Lev Kopelev on the Horrors of Communism
To understand the drift of the Dems, study Communism
While completing an invited essay for a collection of essays by dissident philosophers, I pulled down from the shelf many a volume on Marx and Marxism, including Steven Lukes, Marxism and Morality (Oxford UP, 1987). In the front matter of that very good book I found the following quotation from the hitherto unknown to me Lev Kopelev (emphases added):
With the rest of my generation I firmly believed that the ends justified the means. Our great goal was the universal triumph of Communism, and for the sake of that goal everything was permissible—to lie, to steal, to destroy hundreds of thousands and even millions of people, all those who were hindering our work or could hinder it, everyone who stood in the way. And to hesitate or doubt about all this was to give in to “intellectual squeamishness” and “stupid liberalism,” the attributes of people who “could not see the forest for the trees.”
That was how I had reasoned, and everyone like me, even when I did have my doubts, when I believed what Trotsky and Bukharin were saying. I saw what “total collectivization” meant—how they 'kulakized' and 'dekulakized', how mercilessly they stripped the peasants in the winter of 1932–33. I took part in this myself, scouring the countryside, searching for hidden grain, testing the earth with an iron rod for loose spots that might lead to buried grain. With the others, I emptied out the old folks’ storage chests, stopping my ears to the children’s crying and the women’s wails.
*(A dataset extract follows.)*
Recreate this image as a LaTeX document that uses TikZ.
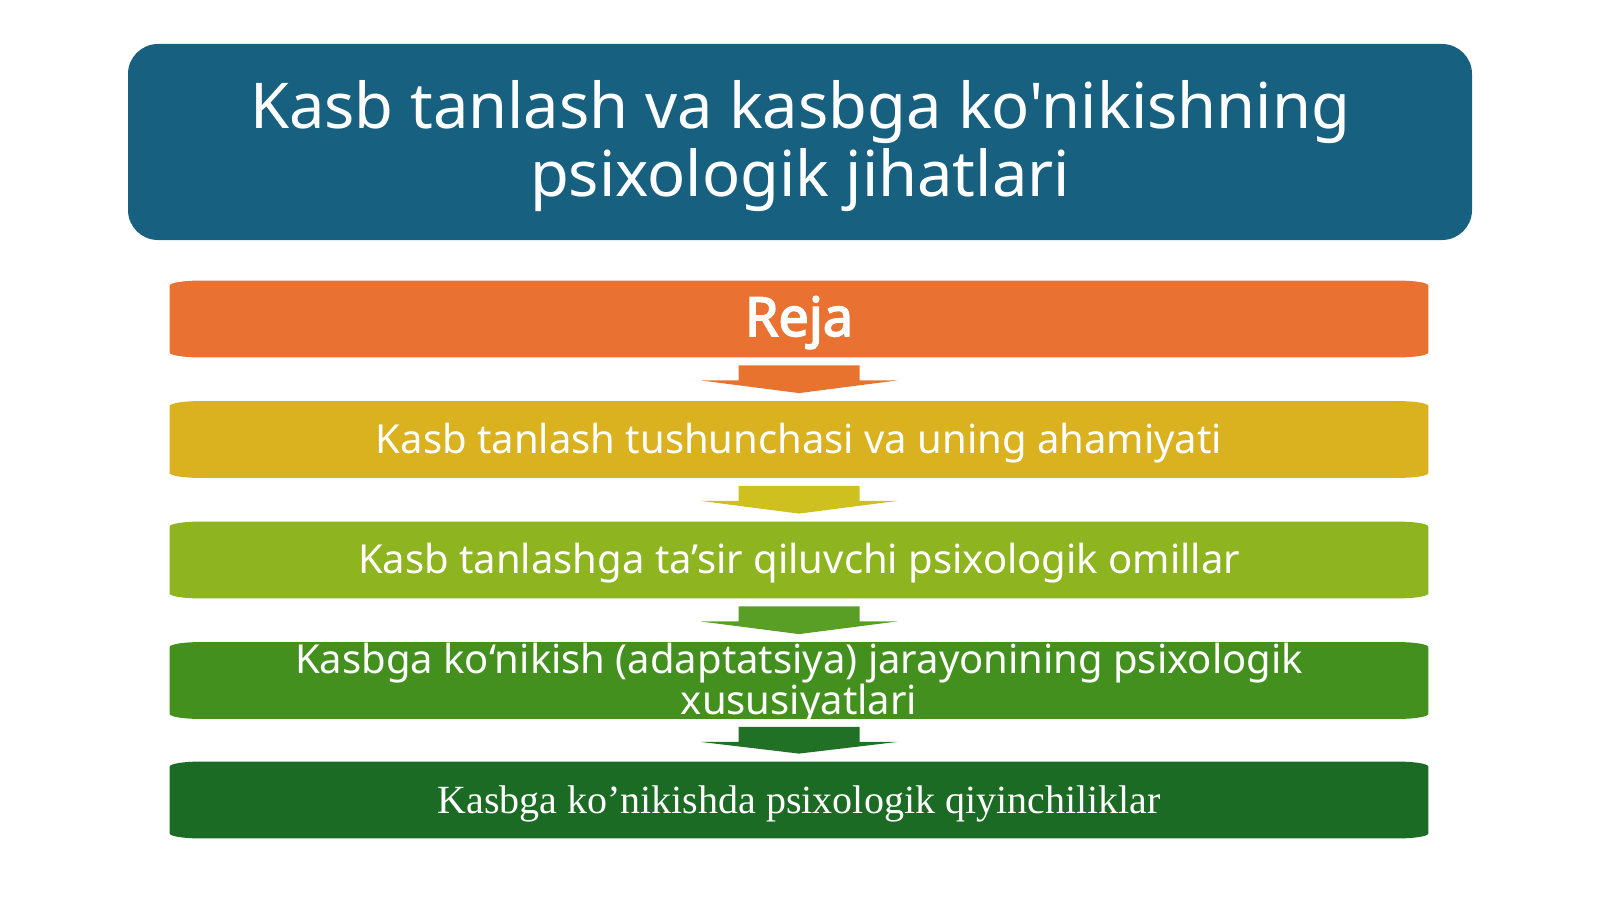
\documentclass[tikz,border=0pt]{standalone}
\usepackage{fontspec}
\setmainfont{Noto Sans}[Ligatures=TeXOff]
\newfontfamily\boldx{Noto Sans}[Ligatures=TeXOff,FakeBold=3]
\newfontfamily\serifx{Liberation Serif}[Ligatures=TeXOff]
\usetikzlibrary{calc,backgrounds}
\definecolor{titlecol}{HTML}{17607F}
\definecolor{c1}{HTML}{E97132}
\definecolor{c2}{HTML}{DAB21F}
\definecolor{c3}{HTML}{8EB420}
\definecolor{c4}{HTML}{43901F}
\definecolor{c5}{HTML}{1B6B24}
\definecolor{a1}{HTML}{E8732F}
\definecolor{a2}{HTML}{CEC11F}
\definecolor{a3}{HTML}{5A9F25}
\definecolor{a4}{HTML}{207025}
\newcommand\barfill[2]{%
  \fill[#2] ([xshift=15pt]#1.north west) -- ([xshift=-15pt]#1.north east)
    .. controls +(8.28pt,0) and +(0,1.38pt) .. ([yshift=-2.5pt]#1.north east)
    -- ([yshift=2.5pt]#1.south east)
    .. controls +(0,-1.38pt) and +(8.28pt,0) .. ([xshift=-15pt]#1.south east)
    -- ([xshift=15pt]#1.south west)
    .. controls +(-8.28pt,0) and +(0,-1.38pt) .. ([yshift=2.5pt]#1.south west)
    -- ([yshift=-2.5pt]#1.north west)
    .. controls +(0,1.38pt) and +(-8.28pt,0) .. ([xshift=15pt]#1.north west) -- cycle;}
\newcommand\flowarrow[3]{%
  \fill[#3] ($(#1.south)+(-30.25pt,-4pt)$) -- ($(#1.south)+(30.25pt,-4pt)$)
    -- ($(#1.south)+(30.25pt,-11.5pt)$) -- ($(#1.south)+(49.25pt,-11.5pt)$)
    -- ($(#2.north)+(0,4pt)$)
    -- ($(#1.south)+(-49.25pt,-11.5pt)$) -- ($(#1.south)+(-30.25pt,-11.5pt)$) -- cycle;}
\tikzset{
  titlebox/.style={fill=titlecol, rounded corners=15pt, minimum width=672pt, minimum height=98pt,
    inner sep=0pt},
  titletext/.style={inner sep=0pt, text=white, align=center, font=\fontsize{31.6}{34}\selectfont},
  barbox/.style={minimum width=629pt, minimum height=38pt, inner sep=0pt, text=white,
    align=center, font=\fontsize{20}{20.5}\selectfont},
  bartext/.style={inner sep=0pt, text=white, align=center, font=\fontsize{20}{20.5}\selectfont}
}
\begin{document}
\begin{tikzpicture}[x=0.5pt,y=-0.5pt]
\useasboundingbox (0,0) rectangle (1600,899);
\node[titlebox] (title) at (800,142) {};
\node[titletext] (titletext) at (800,146.5) {Kasb tanlash va kasbga ko'nikishning\\psixologik jihatlari};
\node[barbox, font=\boldx\fontsize{27}{28}\selectfont, text height=17pt, text depth=0pt] (b1) at (799,319) {Reja};
\node[barbox, text height=13.5pt, text depth=0pt] (b2) at (799,439.5) {Kasb tanlash tushunchasi va uning ahamiyati};
\node[barbox, text height=13pt, text depth=0pt] (b3) at (799,560) {Kasb tanlashga ta’sir qiluvchi psixologik omillar};
\node[barbox] (b4) at (799,680.5) {};
\node[bartext] (t4) at (799,684) {Kasbga ko‘nikish (adaptatsiya) jarayonining psixologik\\xususiyatlari};
\node[barbox, font=\serifx\fontsize{20}{20.5}\selectfont, text height=13pt, text depth=0pt] (b5) at (799,800) {Kasbga ko’nikishda psixologik qiyinchiliklar};
\begin{scope}[on background layer]
\barfill{b1}{c1}
\barfill{b2}{c2}
\barfill{b3}{c3}
\barfill{b4}{c4}
\barfill{b5}{c5}
\flowarrow{b1}{b2}{a1}
\flowarrow{b2}{b3}{a2}
\flowarrow{b3}{b4}{a3}
\flowarrow{b4}{b5}{a4}
\end{scope}
\end{tikzpicture}
\end{document}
For I was convinced that I was accomplishing the great and necessary transformation of the countryside; that in the days to come the people who lived there would be better off for it; that their distress and suffering were a result of their own ignorance or the machinations of the class enemy; that those who sent me—and I myself—knew better than the peasants how they should live, what they should sow and when they should plow.
In the terrible spring of 1933 I saw people dying from hunger. I saw women and children with distended bellies, turning blue, still breathing but with vacant, lifeless eyes. And corpses— corpses in ragged sheepskin coats and cheap felt boots; corpses in peasant huts, in the melting snow of old Vologda, under the bridges of Kharkov....I saw all this and did not go out of my mind or commit suicide. Nor did I curse those who had sent me to take away the peasants’ grain in the winter, and in the spring to persuade the barely walking, skeleton-thin or sickly-swollen people to go into the fields in order to “fulfill the Bolshevik sowing plan in shock-worker style.”
Nor did I lose my faith. As before, I believed because I wanted to believe. Thus from time immemorial men have believed when possessed by a desire to serve powers and values above and beyond humanity: gods, emperors, states; ideals of virtue, freedom, nation, race, class, party. . . .
Any single-minded attempt to realize these ideals exacts its toll of human sacrifice. In the name of the noblest visions promising eternal happiness to their descendants, such men bring merciless ruin on their contemporaries. Bestowing paradise on the dead, they maim and destroy the living. They become unprincipled liars and unrelenting executioners, all the while seeing themselves as virtuous and honorable militants—convinced that if they are forced into villainy, it is for the sake of future good, and that if they have to lie, it is in the name of eternal truths.
Und willst du nicht mein Bruder sein
So schlag ich dir dein Schaedel ein.
[And if you won't be my brother
I'll crack your skull open.]
they sing in a Landsknecht song.
That was how we thought and acted—we, the fanatical disciples of the all-saving ideals of Communism. When we saw the base and cruel acts that were committed in the name of our exalted notions of good, and when we ourselves took part in those actions, what we feared most was to lose our heads, fall into doubt or heresy and forfeit our unbounded faith.
I was appalled by what I saw in the 1930s and was overcome by depression. But I would still my doubts the way I had learned to: 'we made a mistake,' 'we went too far,' 'we didn't take into consideration,' 'the logic of the class struggle,' 'objective historical need,' 'using barbaric means to combat barbarism' . . . .
Good and evil, humanity and inhumanity -- these seemed empty abstractions. I did not trouble myself with why 'humanity' should be abstract but 'historical necessity' and 'class consicousness' should be concrete. The concepts of conscience, honor, humaneness we dismissed as idealistic prejudices, “intellectual” or “bourgeois,” and hence, perverse.
Lukes mistakenly refers to Lev Kopelev, No Jail for Thought (London: Secker and Warburg, 1977, tr. Anthony Austin from the 1975 Russian original), pp. 32-34. The passage is not to be found there, and where it is from, I do not know. But the main thing is that I got introduced to Kopelev. It is essential to study communism because that is now the pronounced drift of the Democrat Party in the USA as the battle for the soul of America rages on.
Anyone with eyes to see can spot the ominous parallels between the Soviet horror and what the contemporary Left in the USA has in store for us.